> **Objective**
Leave out the pictures and set down exactly the lines from the start of the listing through the one with "plt.rcParams['hatch.linewidth'] = 0.9", both included.
══ Records to use ══
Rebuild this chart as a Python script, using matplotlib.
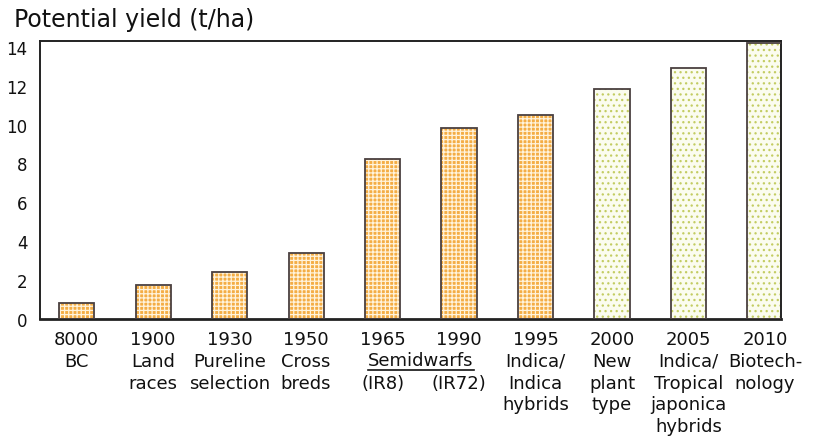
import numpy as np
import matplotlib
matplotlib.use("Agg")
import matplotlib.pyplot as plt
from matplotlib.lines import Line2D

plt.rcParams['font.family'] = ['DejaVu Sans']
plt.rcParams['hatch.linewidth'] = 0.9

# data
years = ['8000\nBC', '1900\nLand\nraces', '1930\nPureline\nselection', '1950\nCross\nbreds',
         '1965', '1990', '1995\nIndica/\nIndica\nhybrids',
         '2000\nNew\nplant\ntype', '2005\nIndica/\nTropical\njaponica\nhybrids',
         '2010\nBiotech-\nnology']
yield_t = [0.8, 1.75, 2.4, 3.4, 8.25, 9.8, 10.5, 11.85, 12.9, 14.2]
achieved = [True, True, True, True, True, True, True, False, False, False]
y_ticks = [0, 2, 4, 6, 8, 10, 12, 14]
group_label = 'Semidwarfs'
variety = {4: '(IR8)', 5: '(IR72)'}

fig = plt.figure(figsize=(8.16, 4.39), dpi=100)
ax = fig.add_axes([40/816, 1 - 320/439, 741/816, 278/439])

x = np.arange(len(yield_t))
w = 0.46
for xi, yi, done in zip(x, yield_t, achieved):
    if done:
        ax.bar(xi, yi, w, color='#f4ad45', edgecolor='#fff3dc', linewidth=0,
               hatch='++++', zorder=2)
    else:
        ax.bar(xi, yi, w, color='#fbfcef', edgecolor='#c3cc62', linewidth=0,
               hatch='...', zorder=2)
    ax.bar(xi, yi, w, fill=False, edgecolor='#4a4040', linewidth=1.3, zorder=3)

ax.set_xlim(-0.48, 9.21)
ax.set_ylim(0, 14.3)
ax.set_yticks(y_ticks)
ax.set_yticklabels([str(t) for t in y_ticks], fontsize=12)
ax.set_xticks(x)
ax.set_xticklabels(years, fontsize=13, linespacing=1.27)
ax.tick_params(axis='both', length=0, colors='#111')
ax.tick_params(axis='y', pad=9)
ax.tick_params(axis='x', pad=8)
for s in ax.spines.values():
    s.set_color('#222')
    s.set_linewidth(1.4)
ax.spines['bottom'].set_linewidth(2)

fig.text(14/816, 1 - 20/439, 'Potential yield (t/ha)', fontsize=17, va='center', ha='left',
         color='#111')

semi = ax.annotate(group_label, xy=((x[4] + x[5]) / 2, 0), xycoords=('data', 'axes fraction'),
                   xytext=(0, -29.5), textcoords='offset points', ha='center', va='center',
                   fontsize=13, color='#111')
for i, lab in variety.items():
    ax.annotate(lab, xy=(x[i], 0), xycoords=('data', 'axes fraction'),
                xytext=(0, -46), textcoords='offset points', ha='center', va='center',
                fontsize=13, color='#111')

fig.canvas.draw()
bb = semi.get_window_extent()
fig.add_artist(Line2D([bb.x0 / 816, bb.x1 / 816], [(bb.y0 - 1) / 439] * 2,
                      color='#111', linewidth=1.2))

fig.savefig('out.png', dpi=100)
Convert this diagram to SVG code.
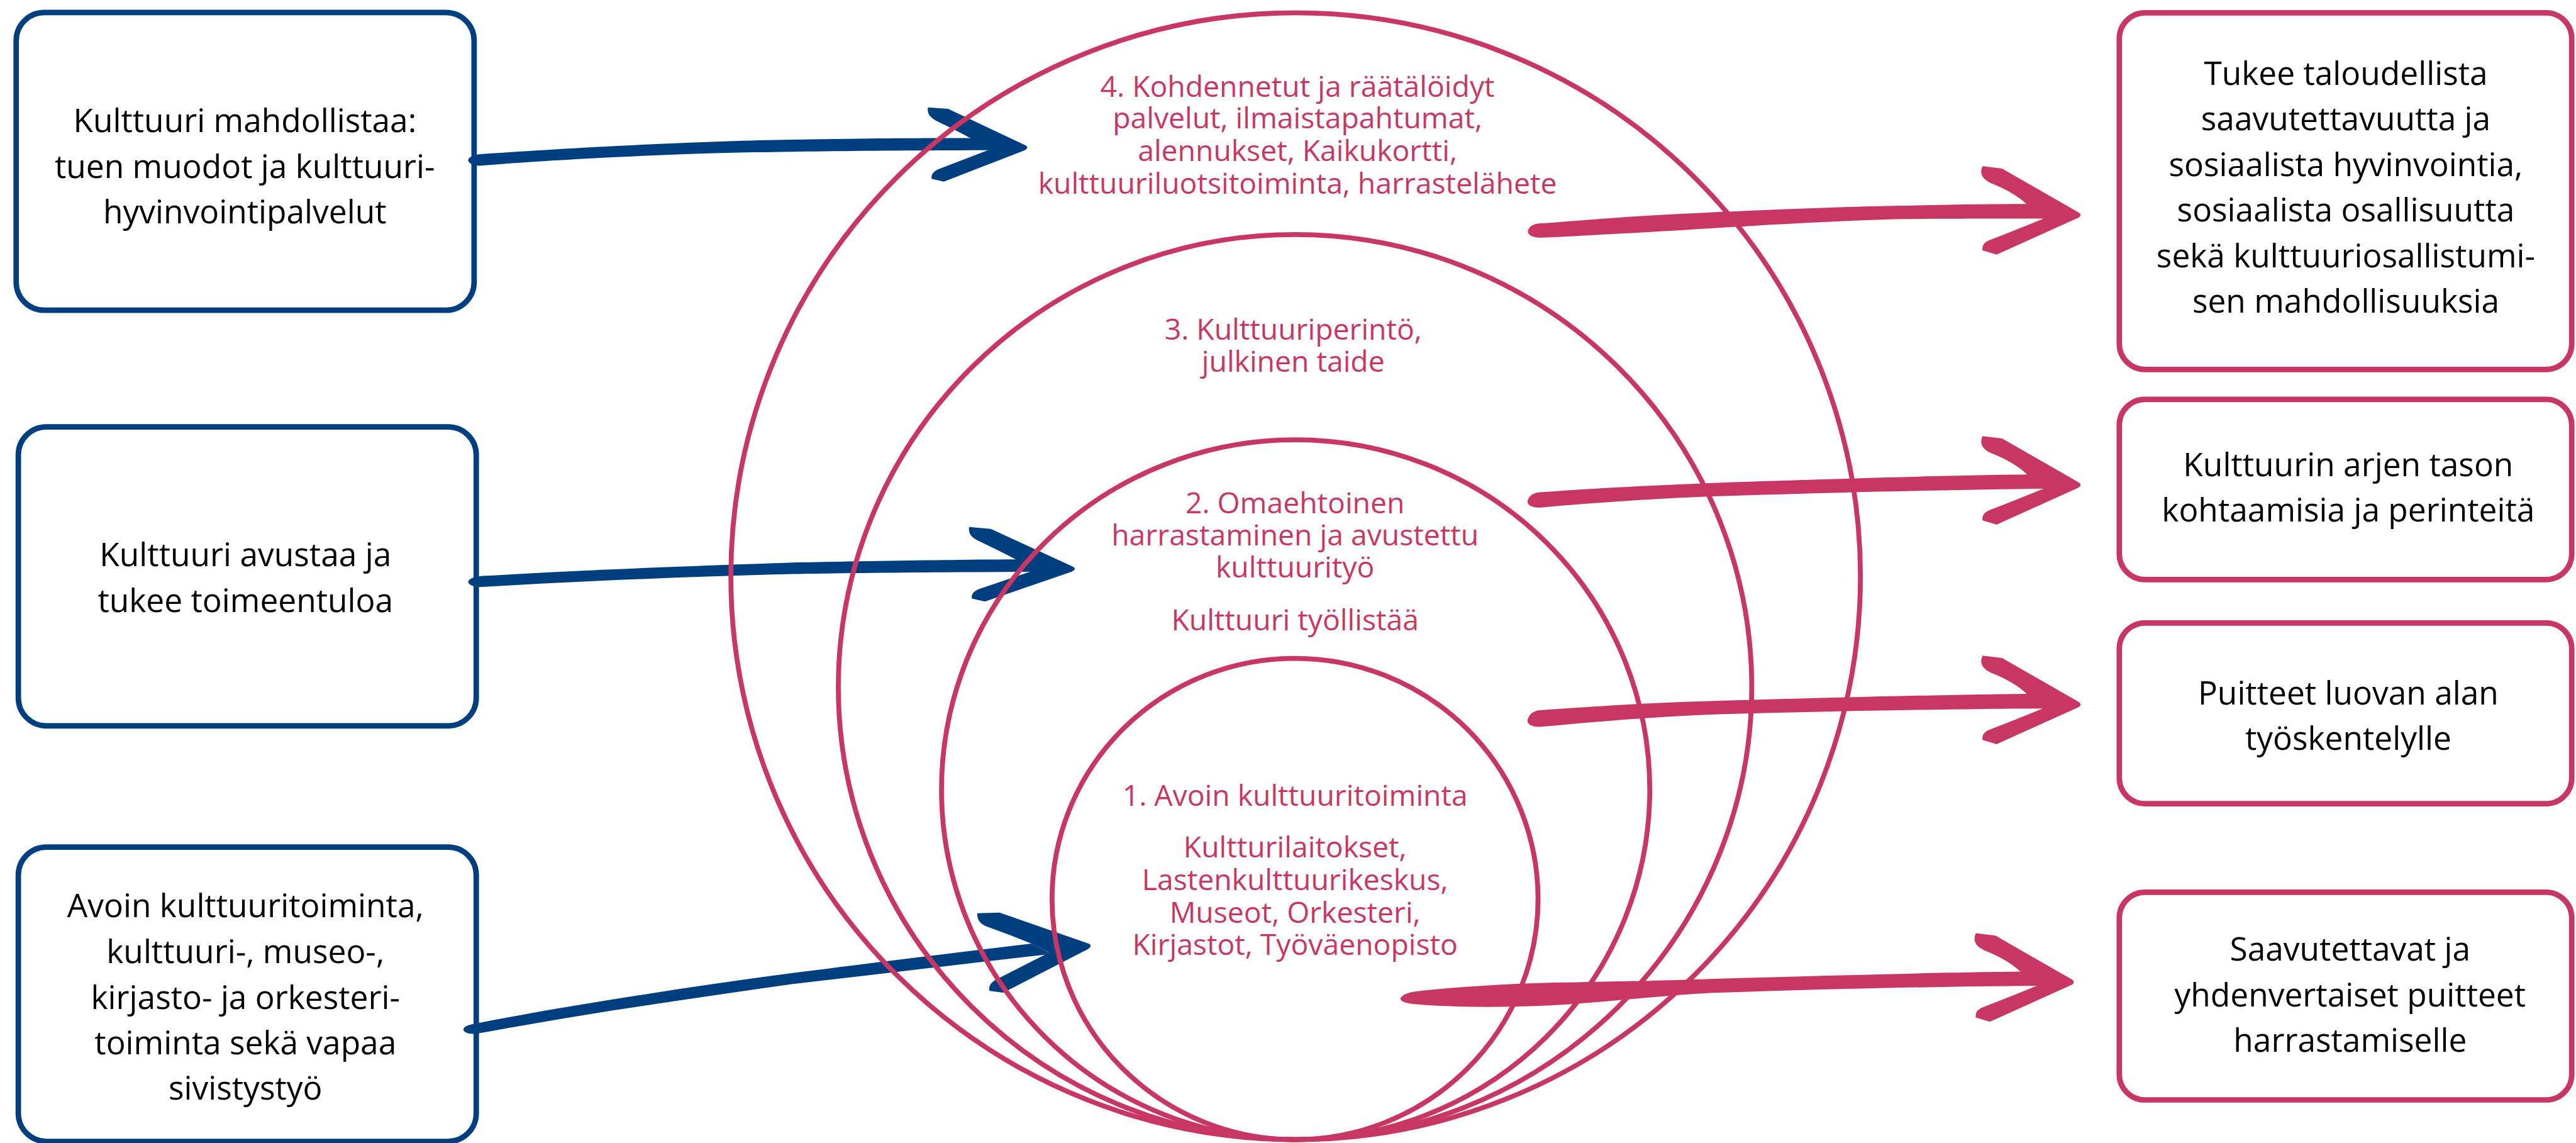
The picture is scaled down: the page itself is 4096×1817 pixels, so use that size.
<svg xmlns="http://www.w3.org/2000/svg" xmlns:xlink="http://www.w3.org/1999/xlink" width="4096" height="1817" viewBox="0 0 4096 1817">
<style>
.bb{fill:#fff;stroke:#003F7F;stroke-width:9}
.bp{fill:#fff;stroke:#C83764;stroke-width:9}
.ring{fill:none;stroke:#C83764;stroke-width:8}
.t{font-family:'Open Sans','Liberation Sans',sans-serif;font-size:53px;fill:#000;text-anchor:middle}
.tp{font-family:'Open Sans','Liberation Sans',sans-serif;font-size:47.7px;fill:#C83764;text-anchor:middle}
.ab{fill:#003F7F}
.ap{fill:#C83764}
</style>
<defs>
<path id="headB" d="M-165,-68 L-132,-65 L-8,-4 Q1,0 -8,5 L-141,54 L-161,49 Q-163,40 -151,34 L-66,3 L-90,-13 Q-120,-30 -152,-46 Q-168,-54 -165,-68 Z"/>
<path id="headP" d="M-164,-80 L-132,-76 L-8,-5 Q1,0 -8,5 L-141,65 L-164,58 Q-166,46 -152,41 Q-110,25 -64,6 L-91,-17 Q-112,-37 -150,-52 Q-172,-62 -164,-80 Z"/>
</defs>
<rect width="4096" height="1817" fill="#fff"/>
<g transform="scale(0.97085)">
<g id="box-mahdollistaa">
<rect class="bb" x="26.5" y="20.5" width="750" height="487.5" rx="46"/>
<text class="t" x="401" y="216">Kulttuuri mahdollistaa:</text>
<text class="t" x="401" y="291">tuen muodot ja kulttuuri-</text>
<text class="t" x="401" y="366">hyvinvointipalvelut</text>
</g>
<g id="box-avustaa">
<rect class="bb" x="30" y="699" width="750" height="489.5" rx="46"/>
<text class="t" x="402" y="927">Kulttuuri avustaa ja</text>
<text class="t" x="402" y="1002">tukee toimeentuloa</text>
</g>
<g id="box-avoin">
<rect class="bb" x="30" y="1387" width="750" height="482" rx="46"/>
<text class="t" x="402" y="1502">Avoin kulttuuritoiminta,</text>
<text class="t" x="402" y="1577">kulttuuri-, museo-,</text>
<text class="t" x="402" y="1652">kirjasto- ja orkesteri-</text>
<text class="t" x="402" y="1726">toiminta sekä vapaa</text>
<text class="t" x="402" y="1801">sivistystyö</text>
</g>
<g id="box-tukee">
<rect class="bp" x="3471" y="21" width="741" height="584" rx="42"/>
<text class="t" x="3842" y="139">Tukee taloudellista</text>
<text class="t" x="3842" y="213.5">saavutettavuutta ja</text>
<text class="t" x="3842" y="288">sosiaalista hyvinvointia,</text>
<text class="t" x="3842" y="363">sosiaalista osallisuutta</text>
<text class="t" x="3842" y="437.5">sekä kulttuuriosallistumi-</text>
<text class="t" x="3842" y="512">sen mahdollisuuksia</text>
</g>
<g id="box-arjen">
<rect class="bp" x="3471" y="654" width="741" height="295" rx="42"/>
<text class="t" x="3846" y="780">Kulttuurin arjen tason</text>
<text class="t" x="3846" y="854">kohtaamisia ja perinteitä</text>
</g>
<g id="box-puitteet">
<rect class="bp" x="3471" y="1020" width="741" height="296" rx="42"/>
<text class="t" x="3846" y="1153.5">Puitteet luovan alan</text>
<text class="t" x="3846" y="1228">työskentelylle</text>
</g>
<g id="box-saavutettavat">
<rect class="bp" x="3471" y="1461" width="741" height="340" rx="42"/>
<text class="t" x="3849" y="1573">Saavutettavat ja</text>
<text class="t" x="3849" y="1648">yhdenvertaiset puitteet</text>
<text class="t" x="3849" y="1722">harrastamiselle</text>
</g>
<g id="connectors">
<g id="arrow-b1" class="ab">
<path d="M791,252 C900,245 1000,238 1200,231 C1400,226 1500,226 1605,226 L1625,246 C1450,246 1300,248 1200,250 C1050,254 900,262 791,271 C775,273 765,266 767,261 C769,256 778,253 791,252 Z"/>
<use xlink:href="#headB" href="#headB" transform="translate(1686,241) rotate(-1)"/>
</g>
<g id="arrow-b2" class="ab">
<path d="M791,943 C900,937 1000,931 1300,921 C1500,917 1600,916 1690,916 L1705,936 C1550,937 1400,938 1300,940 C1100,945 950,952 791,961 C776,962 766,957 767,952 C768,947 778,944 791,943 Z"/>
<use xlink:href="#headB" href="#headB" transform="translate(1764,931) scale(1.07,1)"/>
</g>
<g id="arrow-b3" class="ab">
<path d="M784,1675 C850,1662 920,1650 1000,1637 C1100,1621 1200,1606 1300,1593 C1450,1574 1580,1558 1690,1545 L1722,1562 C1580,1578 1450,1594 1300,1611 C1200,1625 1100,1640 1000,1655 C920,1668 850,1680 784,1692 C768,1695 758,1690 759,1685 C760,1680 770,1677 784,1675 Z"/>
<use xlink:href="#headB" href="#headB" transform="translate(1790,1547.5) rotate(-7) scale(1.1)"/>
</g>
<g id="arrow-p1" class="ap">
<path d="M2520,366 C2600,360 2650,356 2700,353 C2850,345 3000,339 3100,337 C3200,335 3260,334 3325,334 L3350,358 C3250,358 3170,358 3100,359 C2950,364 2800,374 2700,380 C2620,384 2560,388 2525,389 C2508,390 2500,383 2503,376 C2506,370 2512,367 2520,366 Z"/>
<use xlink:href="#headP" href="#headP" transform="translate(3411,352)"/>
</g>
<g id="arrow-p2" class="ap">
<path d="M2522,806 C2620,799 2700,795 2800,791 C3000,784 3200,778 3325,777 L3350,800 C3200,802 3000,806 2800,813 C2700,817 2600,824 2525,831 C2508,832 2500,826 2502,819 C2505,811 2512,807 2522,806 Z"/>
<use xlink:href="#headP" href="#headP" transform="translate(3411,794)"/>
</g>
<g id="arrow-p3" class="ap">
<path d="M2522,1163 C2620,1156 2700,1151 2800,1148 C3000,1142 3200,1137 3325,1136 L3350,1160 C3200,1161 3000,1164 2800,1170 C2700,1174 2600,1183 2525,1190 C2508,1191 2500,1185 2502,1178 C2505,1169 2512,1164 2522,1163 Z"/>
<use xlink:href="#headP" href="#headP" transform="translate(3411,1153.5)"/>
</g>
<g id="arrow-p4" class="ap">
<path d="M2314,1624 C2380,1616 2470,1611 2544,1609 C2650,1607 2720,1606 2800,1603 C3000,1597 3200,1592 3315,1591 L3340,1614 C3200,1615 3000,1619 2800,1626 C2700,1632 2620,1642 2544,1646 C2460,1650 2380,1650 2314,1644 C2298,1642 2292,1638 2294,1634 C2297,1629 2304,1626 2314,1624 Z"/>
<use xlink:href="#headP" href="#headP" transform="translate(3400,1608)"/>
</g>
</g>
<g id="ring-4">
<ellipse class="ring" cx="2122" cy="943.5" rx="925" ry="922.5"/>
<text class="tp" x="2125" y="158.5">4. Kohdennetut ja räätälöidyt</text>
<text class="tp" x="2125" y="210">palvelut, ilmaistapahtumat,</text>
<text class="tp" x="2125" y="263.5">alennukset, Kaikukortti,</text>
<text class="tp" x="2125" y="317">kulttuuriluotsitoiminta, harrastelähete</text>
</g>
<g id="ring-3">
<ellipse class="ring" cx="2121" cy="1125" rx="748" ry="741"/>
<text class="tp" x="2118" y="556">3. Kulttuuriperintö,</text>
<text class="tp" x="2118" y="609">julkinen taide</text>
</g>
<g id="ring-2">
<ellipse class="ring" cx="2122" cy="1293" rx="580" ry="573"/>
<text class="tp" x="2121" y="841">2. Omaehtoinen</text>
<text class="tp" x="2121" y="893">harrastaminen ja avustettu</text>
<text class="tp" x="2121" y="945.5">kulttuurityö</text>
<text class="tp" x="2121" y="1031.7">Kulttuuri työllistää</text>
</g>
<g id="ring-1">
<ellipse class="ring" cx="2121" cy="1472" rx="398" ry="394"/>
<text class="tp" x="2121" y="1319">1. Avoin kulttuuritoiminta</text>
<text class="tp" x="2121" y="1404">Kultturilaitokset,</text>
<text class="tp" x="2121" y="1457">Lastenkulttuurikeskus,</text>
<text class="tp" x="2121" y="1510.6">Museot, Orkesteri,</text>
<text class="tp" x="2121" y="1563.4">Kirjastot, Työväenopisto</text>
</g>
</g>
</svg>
═══
> **Solution**
Rebuild this chart as a Python script, using matplotlib.
import numpy as np
import matplotlib
matplotlib.use("Agg")
import matplotlib.pyplot as plt
from matplotlib.lines import Line2D

plt.rcParams['font.family'] = ['DejaVu Sans']
plt.rcParams['hatch.linewidth'] = 0.9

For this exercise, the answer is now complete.